- **Brief**:
Extract exactly the lines from the top of the records through the line containing "const POINT_COLOR = '#4fac5b';", and keep pictures out of the copy.

- **Records for this task**:
— Start —

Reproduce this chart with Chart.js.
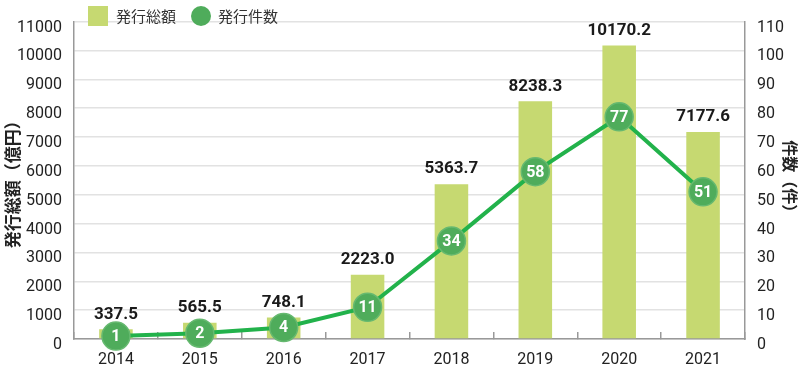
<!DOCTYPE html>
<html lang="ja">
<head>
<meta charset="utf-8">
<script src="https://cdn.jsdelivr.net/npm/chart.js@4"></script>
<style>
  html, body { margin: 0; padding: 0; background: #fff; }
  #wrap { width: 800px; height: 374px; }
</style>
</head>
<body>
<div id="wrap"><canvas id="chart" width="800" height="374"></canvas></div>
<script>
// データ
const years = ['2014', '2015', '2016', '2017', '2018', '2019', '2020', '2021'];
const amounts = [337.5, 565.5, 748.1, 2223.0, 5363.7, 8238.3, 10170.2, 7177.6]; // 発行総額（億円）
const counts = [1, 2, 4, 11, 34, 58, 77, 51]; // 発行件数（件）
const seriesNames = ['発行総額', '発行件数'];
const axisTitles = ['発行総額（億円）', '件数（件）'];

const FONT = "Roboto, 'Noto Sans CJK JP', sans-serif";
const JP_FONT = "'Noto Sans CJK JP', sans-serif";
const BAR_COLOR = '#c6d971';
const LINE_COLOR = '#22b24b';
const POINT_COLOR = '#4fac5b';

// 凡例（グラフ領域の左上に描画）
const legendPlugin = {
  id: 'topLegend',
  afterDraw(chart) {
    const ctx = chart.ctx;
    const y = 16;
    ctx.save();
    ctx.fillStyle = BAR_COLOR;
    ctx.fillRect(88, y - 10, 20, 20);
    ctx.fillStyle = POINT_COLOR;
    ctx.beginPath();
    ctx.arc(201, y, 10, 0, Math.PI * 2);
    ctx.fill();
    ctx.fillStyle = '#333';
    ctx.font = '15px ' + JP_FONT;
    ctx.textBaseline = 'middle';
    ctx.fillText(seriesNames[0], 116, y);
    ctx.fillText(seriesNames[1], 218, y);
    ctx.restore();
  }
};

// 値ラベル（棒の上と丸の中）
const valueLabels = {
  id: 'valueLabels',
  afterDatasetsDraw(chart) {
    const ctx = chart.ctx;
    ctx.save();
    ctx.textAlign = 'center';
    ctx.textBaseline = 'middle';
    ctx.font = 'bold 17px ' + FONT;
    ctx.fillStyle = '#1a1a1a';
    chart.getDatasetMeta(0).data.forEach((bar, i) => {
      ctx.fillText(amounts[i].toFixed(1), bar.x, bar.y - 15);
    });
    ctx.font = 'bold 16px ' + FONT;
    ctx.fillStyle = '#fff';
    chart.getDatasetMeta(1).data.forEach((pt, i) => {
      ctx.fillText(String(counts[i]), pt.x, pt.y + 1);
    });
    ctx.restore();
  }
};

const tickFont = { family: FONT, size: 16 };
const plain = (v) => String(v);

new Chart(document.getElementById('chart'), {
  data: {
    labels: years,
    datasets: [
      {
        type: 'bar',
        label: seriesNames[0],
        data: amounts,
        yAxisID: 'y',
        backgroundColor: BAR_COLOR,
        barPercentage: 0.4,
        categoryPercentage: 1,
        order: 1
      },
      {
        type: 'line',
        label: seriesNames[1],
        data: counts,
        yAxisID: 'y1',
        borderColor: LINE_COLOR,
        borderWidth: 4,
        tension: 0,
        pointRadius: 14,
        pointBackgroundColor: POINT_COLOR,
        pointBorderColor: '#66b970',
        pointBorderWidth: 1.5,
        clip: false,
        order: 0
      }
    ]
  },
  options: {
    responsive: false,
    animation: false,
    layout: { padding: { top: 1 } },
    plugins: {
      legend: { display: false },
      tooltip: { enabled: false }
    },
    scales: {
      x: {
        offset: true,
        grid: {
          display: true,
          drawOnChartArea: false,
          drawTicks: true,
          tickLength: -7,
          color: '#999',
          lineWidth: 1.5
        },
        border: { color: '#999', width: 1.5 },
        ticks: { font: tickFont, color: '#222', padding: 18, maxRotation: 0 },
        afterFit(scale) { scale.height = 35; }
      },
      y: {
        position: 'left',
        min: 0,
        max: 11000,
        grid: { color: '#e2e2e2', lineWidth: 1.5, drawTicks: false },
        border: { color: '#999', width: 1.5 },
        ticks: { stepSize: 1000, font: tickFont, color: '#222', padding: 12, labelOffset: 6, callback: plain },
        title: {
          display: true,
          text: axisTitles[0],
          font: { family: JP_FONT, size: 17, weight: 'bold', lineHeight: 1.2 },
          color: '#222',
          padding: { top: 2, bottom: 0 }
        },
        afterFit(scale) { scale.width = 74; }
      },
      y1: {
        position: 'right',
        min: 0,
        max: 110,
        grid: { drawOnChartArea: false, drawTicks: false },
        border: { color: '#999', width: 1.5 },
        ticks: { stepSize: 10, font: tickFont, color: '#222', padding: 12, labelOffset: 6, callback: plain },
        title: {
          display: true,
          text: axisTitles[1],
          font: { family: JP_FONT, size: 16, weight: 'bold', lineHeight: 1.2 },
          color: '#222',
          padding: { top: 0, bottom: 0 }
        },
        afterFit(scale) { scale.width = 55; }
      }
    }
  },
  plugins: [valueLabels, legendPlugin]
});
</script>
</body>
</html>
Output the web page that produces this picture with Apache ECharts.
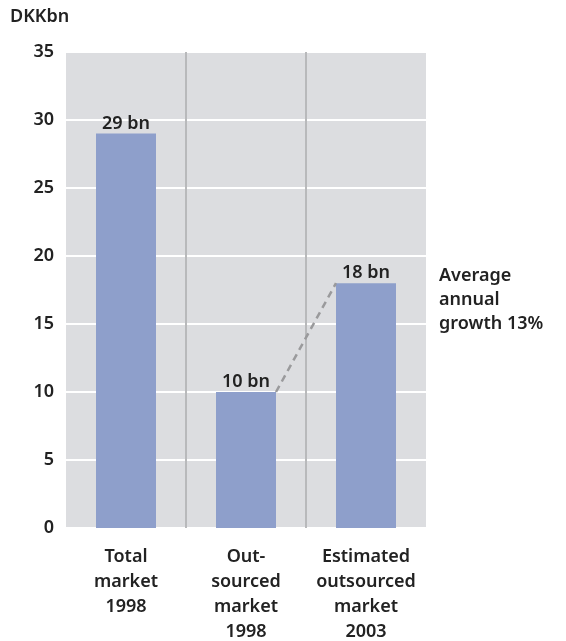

— End —

- **The output**:
Reproduce this chart with Chart.js.
<!DOCTYPE html>
<html lang="ja">
<head>
<meta charset="utf-8">
<script src="https://cdn.jsdelivr.net/npm/chart.js@4"></script>
<style>
  html, body { margin: 0; padding: 0; background: #fff; }
  #wrap { width: 800px; height: 374px; }
</style>
</head>
<body>
<div id="wrap"><canvas id="chart" width="800" height="374"></canvas></div>
<script>
// データ
const years = ['2014', '2015', '2016', '2017', '2018', '2019', '2020', '2021'];
const amounts = [337.5, 565.5, 748.1, 2223.0, 5363.7, 8238.3, 10170.2, 7177.6]; // 発行総額（億円）
const counts = [1, 2, 4, 11, 34, 58, 77, 51]; // 発行件数（件）
const seriesNames = ['発行総額', '発行件数'];
const axisTitles = ['発行総額（億円）', '件数（件）'];

const FONT = "Roboto, 'Noto Sans CJK JP', sans-serif";
const JP_FONT = "'Noto Sans CJK JP', sans-serif";
const BAR_COLOR = '#c6d971';
const LINE_COLOR = '#22b24b';
const POINT_COLOR = '#4fac5b';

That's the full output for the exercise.